The OCCA also noted the Petition for Rehearing was unauthorized as it was filed by Petitioner pro se while represented by an attorney of record. Id.
In Petitioner's application for post-conviction relief, he attempted to raise several ineffective assistance of trial counsel claims, including failure to consult with Petitioner regarding a direct appeal and failure to file same, move for suppression of Petitioner's police interview, object to a jury instruction and to prosecutor misconduct, investigate defenses, move to break down police interview into individual clips in order to explain why Petitioner said certain remarks, ask better questions during trial, focus on why M.W. “kept changing her story,” prove the police fabricated certain dates and times, present an opening statement, present an adequate closing argument, and investigate generally, as well as asserting trial counsel had a conflict of interest. Doc. No. 3-37 at 9-11, 16-18, 19-20, 21, 22-23, 26, 27-28. Petitioner raised ineffective assistance of appellate counsel in his application for post-conviction relief arguing appellate counsel should have asserted that trial counsel was ineffective based on his failure to consult with Petitioner about a direct appeal and to file the same. Id. at 9-11, 12-13. The trial court denied post- conviction relief, finding Petitioner's claims “either are barred because they were presented in his appeal and decided against him, [] barred because they could have been presented in his appeal but were not, or fail as a matter of law.” Doc. No. 15- 10.
Petitioner's time to appeal initially expired without him filing a direct appeal. Petitioner filed an application for post-conviction relief with the state district court requesting leave to file an appeal out of time. The state court recommended granting the same. Petitioner submitted the same request to the OCCA. The OCCA granted Petitioner's request, allowing him to file an appeal out of time. Doc. No. 15-4.
In several of these grounds for relief, Petitioner made a vague reference to his appellate counsel as well as other state actors. Doc. No. 15-9 at 16, 17-18, 19-20, 23-24. However, his discussion in each ground pertained solely to the actions of trial counsel. Petitioner filed the same document in his appeal to the OCCA. Doc. No. 15-11. The OCCA construed Petitioner's filing as raising multiple ineffective assistance of trial counsel claims and only one ineffective assistance of appellate counsel claim. Doc. No. 15-12 at 2. The Court agrees with this interpretation of Petitioner's filings. See Galloway v. Howard, 624 F.Supp.2d 1305, 1320 (W.D. Okla. 2008) (holding the petitioner's assertion of ineffective assistance of appellate counsel because he “failed to raise meritorious claims” was too “vague” to warrant consideration, stating, “Without identification of the theories that Mr. Galloway thinks were improperly omitted, the federal district court cannot assess their validity or the potential prejudice.” (quotations omitted)).

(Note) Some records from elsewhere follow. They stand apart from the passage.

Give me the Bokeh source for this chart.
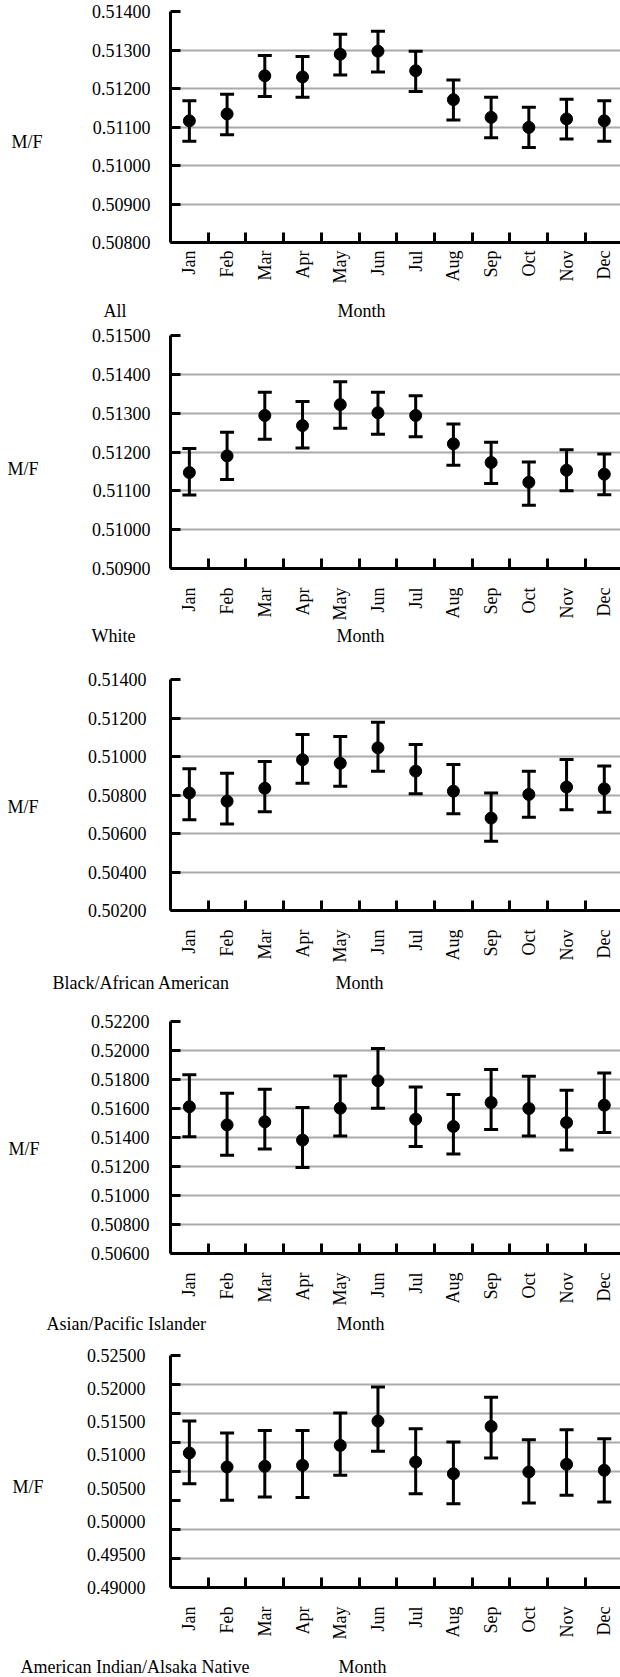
import math
from bokeh.plotting import figure
from bokeh.models import (ColumnDataSource, Range1d, FixedTicker, PrintfTickFormatter,
                          Whisker, TeeHead, Label)
from bokeh.layouts import column
from bokeh.embed import file_html
from bokeh.resources import INLINE

FONT = "Liberation Serif"

months = ["Jan", "Feb", "Mar", "Apr", "May", "Jun", "Jul", "Aug", "Sep", "Oct", "Nov", "Dec"]

# ---- All ----
all_mean = [0.51116, 0.51134, 0.51233, 0.51230, 0.51289, 0.51297, 0.51246, 0.51171, 0.51125, 0.51099, 0.51121, 0.51116]
all_lower = [0.51063, 0.51080, 0.51179, 0.51177, 0.51235, 0.51243, 0.51192, 0.51118, 0.51072, 0.51047, 0.51069, 0.51063]
all_upper = [0.51168, 0.51185, 0.51286, 0.51283, 0.51341, 0.51349, 0.51297, 0.51222, 0.51177, 0.51151, 0.51172, 0.51168]
all_ticks = [0.508, 0.509, 0.510, 0.511, 0.512, 0.513, 0.514]

# ---- White ----
white_mean = [0.51147, 0.51190, 0.51294, 0.51268, 0.51322, 0.51301, 0.51294, 0.51221, 0.51173, 0.51122, 0.51153, 0.51143]
white_lower = [0.51089, 0.51129, 0.51233, 0.51210, 0.51261, 0.51246, 0.51239, 0.51166, 0.51119, 0.51063, 0.51100, 0.51090]
white_upper = [0.51209, 0.51251, 0.51354, 0.51330, 0.51381, 0.51354, 0.51345, 0.51272, 0.51225, 0.51174, 0.51206, 0.51195]
white_ticks = [0.509, 0.510, 0.511, 0.512, 0.513, 0.514, 0.515]

# ---- Black/African American ----
black_mean = [0.50810, 0.50768, 0.50835, 0.50983, 0.50965, 0.51045, 0.50924, 0.50820, 0.50680, 0.50803, 0.50841, 0.50832]
black_lower = [0.50671, 0.50650, 0.50713, 0.50861, 0.50846, 0.50924, 0.50806, 0.50702, 0.50560, 0.50685, 0.50723, 0.50711]
black_upper = [0.50936, 0.50913, 0.50974, 0.51114, 0.51104, 0.51178, 0.51062, 0.50958, 0.50811, 0.50924, 0.50984, 0.50951]
black_ticks = [0.502, 0.504, 0.506, 0.508, 0.510, 0.512, 0.514]

# ---- Asian/Pacific Islander ----
asian_mean = [0.51612, 0.51487, 0.51508, 0.51382, 0.51602, 0.51791, 0.51526, 0.51476, 0.51641, 0.51600, 0.51503, 0.51623]
asian_lower = [0.51405, 0.51278, 0.51320, 0.51193, 0.51411, 0.51602, 0.51338, 0.51287, 0.51455, 0.51411, 0.51313, 0.51434]
asian_upper = [0.51832, 0.51706, 0.51733, 0.51607, 0.51825, 0.52014, 0.51749, 0.51697, 0.51869, 0.51823, 0.51726, 0.51844]
asian_ticks = [0.506, 0.508, 0.510, 0.512, 0.514, 0.516, 0.518, 0.520, 0.522]

# ---- American Indian/Alaska Native ----
aian_mean = [0.51029, 0.50818, 0.50828, 0.50843, 0.51144, 0.51511, 0.50893, 0.50717, 0.51430, 0.50743, 0.50858, 0.50768]
aian_lower = [0.50567, 0.50316, 0.50366, 0.50356, 0.50692, 0.51054, 0.50416, 0.50265, 0.50953, 0.50275, 0.50391, 0.50291]
aian_upper = [0.51511, 0.51330, 0.51370, 0.51370, 0.51631, 0.52023, 0.51395, 0.51194, 0.51872, 0.51230, 0.51380, 0.51245]
aian_ticks = [0.490, 0.495, 0.500, 0.505, 0.510, 0.515, 0.520, 0.525]
aian_tick_marks = [0.490, 0.494375, 0.49875, 0.503125, 0.5075, 0.511875, 0.51625, 0.520625, 0.525]
aian_grid = [0.490, 0.494375, 0.49875, 0.5075, 0.511875, 0.51625, 0.520625, 0.525]


def make_panel(mean, lower, upper, yticks, ymarks, ygrid, group, height, top, bottom,
               ystand, xstand, mf_dx, mf_dy, g_dx, g_dy, m_dx):
    p = figure(width=620, height=height, x_range=Range1d(-0.5, 11.43),
               y_range=Range1d(yticks[0], yticks[-1]),
               output_backend="svg", toolbar_location=None,
               min_border_left=170, min_border_right=0,
               min_border_top=top, min_border_bottom=bottom)
    p.outline_line_color = None
    p.background_fill_color = "white"
    p.border_fill_color = "white"

    src = ColumnDataSource(dict(x=list(range(len(months))), mean=mean, lower=lower, upper=upper))

    # grid
    p.xgrid.visible = False
    p.ygrid.ticker = FixedTicker(ticks=ygrid)
    p.ygrid.grid_line_color = "#aaaaaa"
    p.ygrid.grid_line_width = 2

    # y axis
    ya = p.yaxis[0]
    ya.ticker = FixedTicker(ticks=yticks, minor_ticks=ymarks)
    ya.formatter = PrintfTickFormatter(format="%.5f")
    ya.axis_line_width = 3
    ya.axis_line_color = "black"
    ya.major_tick_line_color = None
    ya.major_tick_in = 0
    ya.major_tick_out = 0
    ya.minor_tick_line_color = "black"
    ya.minor_tick_line_width = 3
    ya.minor_tick_in = 10
    ya.minor_tick_out = 0
    ya.major_label_standoff = ystand
    ya.major_label_text_font = FONT
    ya.major_label_text_font_size = "18px"
    ya.major_label_text_color = "black"

    # x axis
    xa = p.xaxis[0]
    xa.ticker = FixedTicker(ticks=list(range(len(months))),
                            minor_ticks=[i + 0.5 for i in range(len(months) - 1)])
    xa.major_label_overrides = {i: m for i, m in enumerate(months)}
    xa.major_label_orientation = math.pi / 2
    xa.axis_line_width = 3
    xa.axis_line_color = "black"
    xa.major_tick_line_color = None
    xa.major_tick_in = 0
    xa.major_tick_out = 0
    xa.minor_tick_line_color = "black"
    xa.minor_tick_line_width = 3
    xa.minor_tick_in = 10
    xa.minor_tick_out = 0
    xa.major_label_standoff = xstand
    xa.major_label_text_font = FONT
    xa.major_label_text_font_size = "18px"
    xa.major_label_text_color = "black"

    # error bars and points
    w = Whisker(source=src, base="x", upper="upper", lower="lower",
                line_width=3, line_color="black",
                upper_head=TeeHead(size=14, line_width=3, line_color="black"),
                lower_head=TeeHead(size=14, line_width=3, line_color="black"))
    p.add_layout(w)
    p.scatter("x", "mean", source=src, size=12, color="black")

    x0, y0 = -0.5, yticks[0]
    common = dict(x=x0, y=y0, x_units="data", y_units="data", text_font=FONT,
                  text_font_size="18px", text_color="black",
                  text_baseline="middle", text_align="left")
    p.add_layout(Label(text="M/F", x_offset=mf_dx, y_offset=mf_dy, **common), "left")
    p.add_layout(Label(text="Month", x_offset=m_dx, y_offset=g_dy, **common), "left")
    p.add_layout(Label(text=group, x_offset=g_dx, y_offset=g_dy, **common), "below")
    return p


p1 = make_panel(all_mean, all_lower, all_upper, all_ticks, all_ticks, all_ticks, "All",
                322, 11, 80, 20, 8, -159, 101, -67, -68, 167)
p2 = make_panel(white_mean, white_lower, white_upper, white_ticks, white_ticks, white_ticks, "White",
                345, 13, 99, 20, 19, -163, 100, -79, -67, 166)
p3 = make_panel(black_mean, black_lower, black_upper, black_ticks, black_ticks, black_ticks,
                "Black/African American", 342, 12, 99, 24, 19, -163, 104, -118, -72, 165)
p4 = make_panel(asian_mean, asian_lower, asian_upper, asian_ticks, asian_ticks, asian_ticks,
                "Asian/Pacific Islander", 334, 12, 90, 21, 19, -162, 105, -124, -70, 166)
p5 = make_panel(aian_mean, aian_lower, aian_upper, aian_ticks, aian_tick_marks, aian_grid,
                "American Indian/Alsaka Native", 334, 12, 90, 25, 19, -158, 101, -150, -79, 168)

layout = column(p1, p2, p3, p4, p5, spacing=0)
open("out.html", "w").write(file_html(layout, INLINE))
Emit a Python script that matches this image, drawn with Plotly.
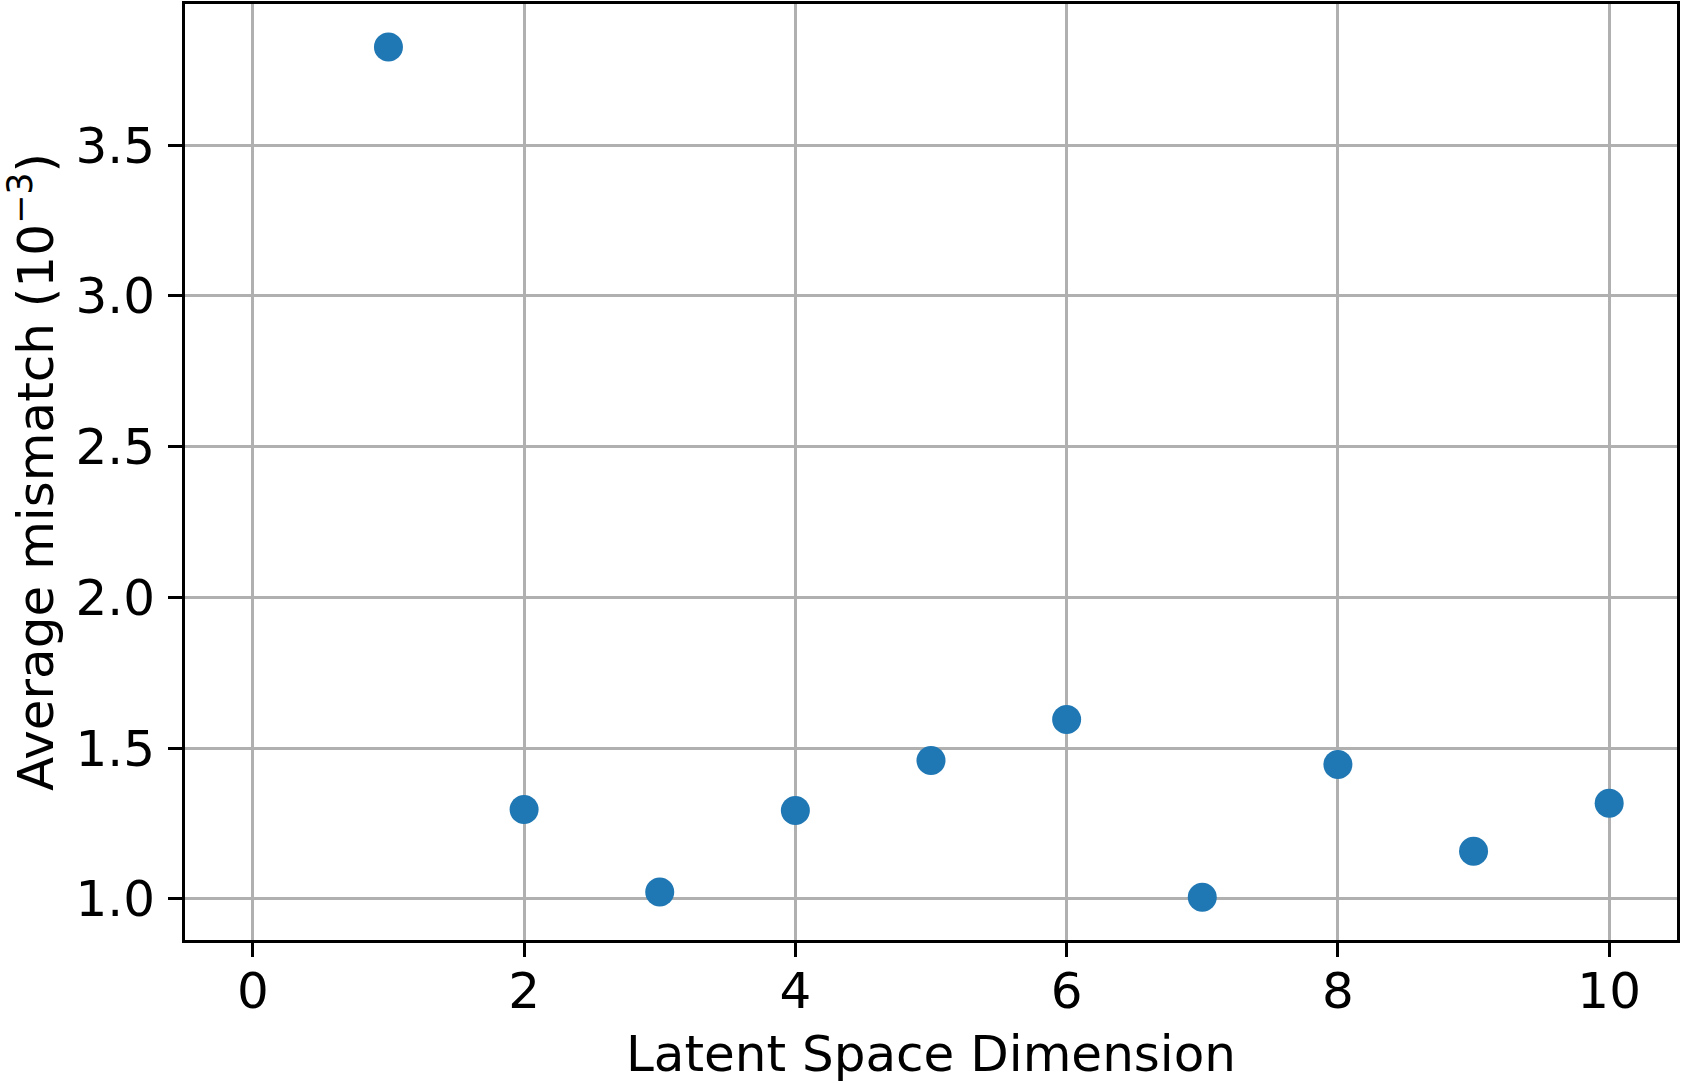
import plotly.graph_objects as go

dims = [1, 2, 3, 4, 5, 6, 7, 8, 9, 10]
mismatch = [3.825, 1.296, 1.023, 1.293, 1.459, 1.595, 1.005, 1.446, 1.158, 1.317]
xticks = [0, 2, 4, 6, 8, 10]
yticks = [1.0, 1.5, 2.0, 2.5, 3.0, 3.5]

FONT = "DejaVu Sans"
FS = 50

fig = go.Figure(
    go.Scatter(
        x=dims, y=mismatch, mode="markers",
        marker=dict(size=29, color="#1f77b4", line=dict(width=0)),
        showlegend=False,
    )
)

axis_common = dict(
    showline=True, linecolor="black", linewidth=3, mirror=True,
    showgrid=True, gridcolor="#b0b0b0", gridwidth=3,
    ticks="outside", ticklen=14, tickwidth=3, tickcolor="black",
    tickfont=dict(family=FONT, size=FS, color="black"),
    zeroline=False,
)

fig.update_xaxes(
    range=[-0.5, 10.5], tickvals=xticks, ticktext=[str(v) for v in xticks],
    ticklabelstandoff=-9,
    title=dict(text="Latent Space Dimension", font=dict(family=FONT, size=FS, color="black"), standoff=21),
    **axis_common,
)
fig.update_yaxes(
    range=[0.8635, 3.968], tickvals=yticks, ticktext=[f"{v:.1f}" for v in yticks],
    ticklabelstandoff=3,
    title=dict(text="Average mismatch (10<sup>−3</sup>)", font=dict(family=FONT, size=FS, color="black"), standoff=32),
    **axis_common,
)

fig.update_layout(
    width=1681, height=1083,
    margin=dict(l=185, r=3, t=1, b=143),
    plot_bgcolor="white", paper_bgcolor="white",
    font=dict(family=FONT, size=FS, color="black"),
)

fig.write_html(
    "out.html",
    config={"displayModeBar": False},
    post_script="document.body.style.margin='0px';",
)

Petitioner filed an appeal of the trial court's denial of post-conviction relief, raising the same claims. Doc. No. 15-11. The OCCA affirmed the trial court's ruling, explaining, “With the exception of his ineffective assistance of appellate counsel claim, the issues Petitioner asserts in this matter either were or could have been raised during his trial or in his direct appeal.” Id. at 2. Based on this, the OCCA found that the latter claims were procedurally barred pursuant to Okla. Stat. tit. 22, § 1086. Id. With regard to the ineffective appellate counsel claim, the OCCA concluded that Petitioner did not “establish why or how his direct appeal should have been different. He asserts claims of actual innocence, but offers no facts or evidence which supports those claims or which might establish how his jury erred in finding him guilty beyond a reasonable doubt.” Id. At 3.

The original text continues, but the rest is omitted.